● **What is being asked**: Set the listing down again in full, word for word, with the pictures left out.
::: Data extract :::
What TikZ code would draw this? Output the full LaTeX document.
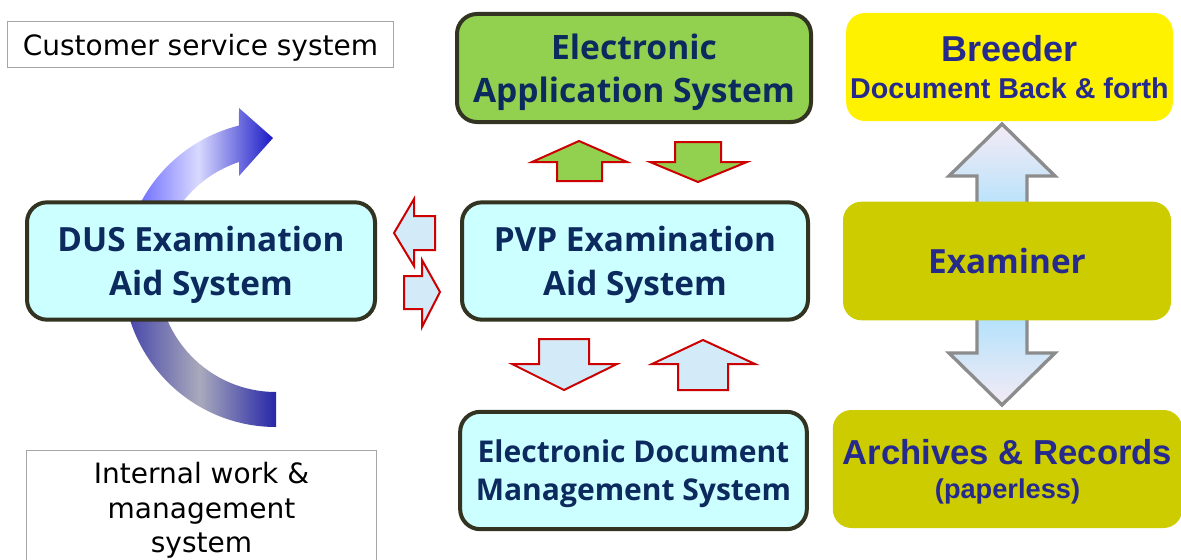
\documentclass[tikz,border=0pt]{standalone}
\usepackage{fontspec}
\setmainfont{DejaVu Sans}
\newfontfamily\boxfont{Open Sans}
\newfontfamily\arialfont{Liberation Sans}
\usetikzlibrary{positioning}
\definecolor{navytext}{HTML}{0C2A5E}
\definecolor{indigotext}{HTML}{262A8C}
\definecolor{boxedge}{HTML}{333322}
\definecolor{aidcyan}{HTML}{CCFFFF}
\definecolor{appgreen}{HTML}{92D050}
\definecolor{olivebox}{HTML}{CCCC00}
\definecolor{arrowred}{HTML}{CC0000}
\definecolor{arrowblue}{HTML}{D3EAF8}
\tikzset{
  sysbox/.style={rounded corners=15pt, draw=boxedge, line width=3pt, fill=aidcyan,
    text=navytext, align=center, font=\boxfont\bfseries\fontsize{25}{32.5}\selectfont,
    minimum width=260pt, minimum height=88pt, inner sep=0pt, text depth=0pt},
  rolebox/.style={rounded corners=14pt, fill=olivebox, text=indigotext, align=center,
    minimum width=246pt, minimum height=89pt, inner sep=0pt},
  plainbox/.style={draw=gray!70, line width=0.75pt, fill=white, align=center,
    font=\fontsize{21}{26}\selectfont, inner sep=0pt, text depth=0pt},
  blkarrow/.style={draw=arrowred, line width=1.5pt, fill=arrowblue, line join=miter},
}

\begin{document}
\begin{tikzpicture}[x=0.75pt,y=-0.75pt]
    \useasboundingbox (0,0) rectangle (1181,560);
    \fill[white] (0,0) rectangle (1181,560);

    % round arrow behind the DUS box
    \path[left color=blue!55!black!75!white, right color=blue!60!black!85!white,
          middle color=blue!12!gray!60]
        (276,392) -- (276,427) arc[start angle=90, end angle=180, radius=153]
        -- (158,274) arc[start angle=180, end angle=90, radius=118] -- cycle;
    \path[left color=blue!68!white, right color=blue!75!black!90, middle color=blue!15!white]
        (123,274) arc[start angle=180, end angle=256, radius=153]
        -- (239,108) -- (273,138) -- (239,176) -- (239,162)
        arc[start angle=251.7, end angle=180, radius=118] -- cycle;

    % double arrow behind the examiner
    \path[draw=gray!90, line width=2.5pt, line join=miter, top color=violet!8,
          bottom color=violet!8, middle color=blue!30!cyan!45]
        (1002,124) -- (1055,176) -- (1027,176) -- (1027,353) -- (1055,353)
        -- (1002,405) -- (949,353) -- (977,353) -- (977,176) -- (949,176) -- cycle;

    \node[plainbox, minimum width=289pt, minimum height=34.5pt] (cust) at (200.5,45)
        {Customer service system};
    \node[plainbox, minimum width=262pt, minimum height=86pt] (intern) at (201.5,507.5)
        {Internal work \&\\management\\system};

    \node[sysbox, minimum width=261pt] (dus) at (201,261) {DUS Examination\\Aid System};
    \node[sysbox, minimum width=259.5pt] (pvp) at (635,261) {PVP Examination\\Aid System};
    \node[sysbox, fill=appgreen, minimum width=265.5pt, minimum height=81pt,
          font=\boxfont\bfseries\fontsize{25.2}{32.5}\selectfont] (eas) at (634,68)
        {Electronic\\Application System};
    \node[sysbox, font=\boxfont\bfseries\fontsize{22.5}{28.5}\selectfont] (edms) at (633.5,470.5)
        {Electronic Document\\Management System};

    \node[rolebox, fill=yellow, minimum width=245pt, minimum height=81pt, text depth=0pt]
        (breeder) at (1009.5,67)
        {\arialfont\bfseries\fontsize{27}{25}\selectfont Breeder\\[11pt]
         \arialfont\bfseries\fontsize{21.5}{25}\selectfont Document Back \& forth};
    \node[rolebox, font=\boxfont\bfseries\fontsize{25}{32}\selectfont] (exam) at (1007,261)
        {Examiner};
    \node[rolebox, minimum width=262pt, minimum height=88.5pt, text depth=0pt] (arch) at (1007.5,469)
        {\arialfont\bfseries\fontsize{26}{28}\selectfont Archives \& Records\\[9pt]
         \arialfont\bfseries\fontsize{20.4}{28}\selectfont (paperless)};

    % small block arrows
    \path[blkarrow, fill=appgreen] (579,141) -- (627,162) -- (602,162) -- (602,181)
        -- (557,181) -- (557,162) -- (532,162) -- cycle;
    \path[blkarrow, fill=appgreen] (675,142) -- (721,142) -- (721,162) -- (747,162)
        -- (698,182) -- (650,162) -- (675,162) -- cycle;
    \path[blkarrow] (539,339) -- (589,339) -- (589,364) -- (617,364)
        -- (564,390) -- (512,364) -- (539,364) -- cycle;
    \path[blkarrow] (703,340) -- (755,364) -- (728,364) -- (728,390)
        -- (678,390) -- (678,364) -- (652,364) -- cycle;
    \path[blkarrow] (394,233) -- (414,199) -- (414,216) -- (435,216)
        -- (435,250) -- (414,250) -- (414,266) -- cycle;
    \path[blkarrow] (440,292) -- (422,327) -- (422,309) -- (404,309)
        -- (404,276) -- (422,276) -- (422,260) -- cycle;
\end{tikzpicture}
\end{document}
:::
● **Exercise response**:
What TikZ code would draw this? Output the full LaTeX document.
\documentclass[tikz,border=0pt]{standalone}
\usepackage{fontspec}
\setmainfont{DejaVu Sans}
\newfontfamily\boxfont{Open Sans}
\newfontfamily\arialfont{Liberation Sans}
\usetikzlibrary{positioning}
\definecolor{navytext}{HTML}{0C2A5E}
\definecolor{indigotext}{HTML}{262A8C}
\definecolor{boxedge}{HTML}{333322}
\definecolor{aidcyan}{HTML}{CCFFFF}
\definecolor{appgreen}{HTML}{92D050}
\definecolor{olivebox}{HTML}{CCCC00}
\definecolor{arrowred}{HTML}{CC0000}
\definecolor{arrowblue}{HTML}{D3EAF8}
\tikzset{
  sysbox/.style={rounded corners=15pt, draw=boxedge, line width=3pt, fill=aidcyan,
    text=navytext, align=center, font=\boxfont\bfseries\fontsize{25}{32.5}\selectfont,
    minimum width=260pt, minimum height=88pt, inner sep=0pt, text depth=0pt},
  rolebox/.style={rounded corners=14pt, fill=olivebox, text=indigotext, align=center,
    minimum width=246pt, minimum height=89pt, inner sep=0pt},
  plainbox/.style={draw=gray!70, line width=0.75pt, fill=white, align=center,
    font=\fontsize{21}{26}\selectfont, inner sep=0pt, text depth=0pt},
  blkarrow/.style={draw=arrowred, line width=1.5pt, fill=arrowblue, line join=miter},
}

\begin{document}
\begin{tikzpicture}[x=0.75pt,y=-0.75pt]
    \useasboundingbox (0,0) rectangle (1181,560);
    \fill[white] (0,0) rectangle (1181,560);

    % round arrow behind the DUS box
    \path[left color=blue!55!black!75!white, right color=blue!60!black!85!white,
          middle color=blue!12!gray!60]
        (276,392) -- (276,427) arc[start angle=90, end angle=180, radius=153]
        -- (158,274) arc[start angle=180, end angle=90, radius=118] -- cycle;
    \path[left color=blue!68!white, right color=blue!75!black!90, middle color=blue!15!white]
        (123,274) arc[start angle=180, end angle=256, radius=153]
        -- (239,108) -- (273,138) -- (239,176) -- (239,162)
        arc[start angle=251.7, end angle=180, radius=118] -- cycle;

    % double arrow behind the examiner
    \path[draw=gray!90, line width=2.5pt, line join=miter, top color=violet!8,
          bottom color=violet!8, middle color=blue!30!cyan!45]
        (1002,124) -- (1055,176) -- (1027,176) -- (1027,353) -- (1055,353)
        -- (1002,405) -- (949,353) -- (977,353) -- (977,176) -- (949,176) -- cycle;

    \node[plainbox, minimum width=289pt, minimum height=34.5pt] (cust) at (200.5,45)
        {Customer service system};
    \node[plainbox, minimum width=262pt, minimum height=86pt] (intern) at (201.5,507.5)
        {Internal work \&\\management\\system};

    \node[sysbox, minimum width=261pt] (dus) at (201,261) {DUS Examination\\Aid System};
    \node[sysbox, minimum width=259.5pt] (pvp) at (635,261) {PVP Examination\\Aid System};
    \node[sysbox, fill=appgreen, minimum width=265.5pt, minimum height=81pt,
          font=\boxfont\bfseries\fontsize{25.2}{32.5}\selectfont] (eas) at (634,68)
        {Electronic\\Application System};
    \node[sysbox, font=\boxfont\bfseries\fontsize{22.5}{28.5}\selectfont] (edms) at (633.5,470.5)
        {Electronic Document\\Management System};

    \node[rolebox, fill=yellow, minimum width=245pt, minimum height=81pt, text depth=0pt]
        (breeder) at (1009.5,67)
        {\arialfont\bfseries\fontsize{27}{25}\selectfont Breeder\\[11pt]
         \arialfont\bfseries\fontsize{21.5}{25}\selectfont Document Back \& forth};
    \node[rolebox, font=\boxfont\bfseries\fontsize{25}{32}\selectfont] (exam) at (1007,261)
        {Examiner};
    \node[rolebox, minimum width=262pt, minimum height=88.5pt, text depth=0pt] (arch) at (1007.5,469)
        {\arialfont\bfseries\fontsize{26}{28}\selectfont Archives \& Records\\[9pt]
         \arialfont\bfseries\fontsize{20.4}{28}\selectfont (paperless)};

    % small block arrows
    \path[blkarrow, fill=appgreen] (579,141) -- (627,162) -- (602,162) -- (602,181)
        -- (557,181) -- (557,162) -- (532,162) -- cycle;
    \path[blkarrow, fill=appgreen] (675,142) -- (721,142) -- (721,162) -- (747,162)
        -- (698,182) -- (650,162) -- (675,162) -- cycle;
    \path[blkarrow] (539,339) -- (589,339) -- (589,364) -- (617,364)
        -- (564,390) -- (512,364) -- (539,364) -- cycle;
    \path[blkarrow] (703,340) -- (755,364) -- (728,364) -- (728,390)
        -- (678,390) -- (678,364) -- (652,364) -- cycle;
    \path[blkarrow] (394,233) -- (414,199) -- (414,216) -- (435,216)
        -- (435,250) -- (414,250) -- (414,266) -- cycle;
    \path[blkarrow] (440,292) -- (422,327) -- (422,309) -- (404,309)
        -- (404,276) -- (422,276) -- (422,260) -- cycle;
\end{tikzpicture}
\end{document}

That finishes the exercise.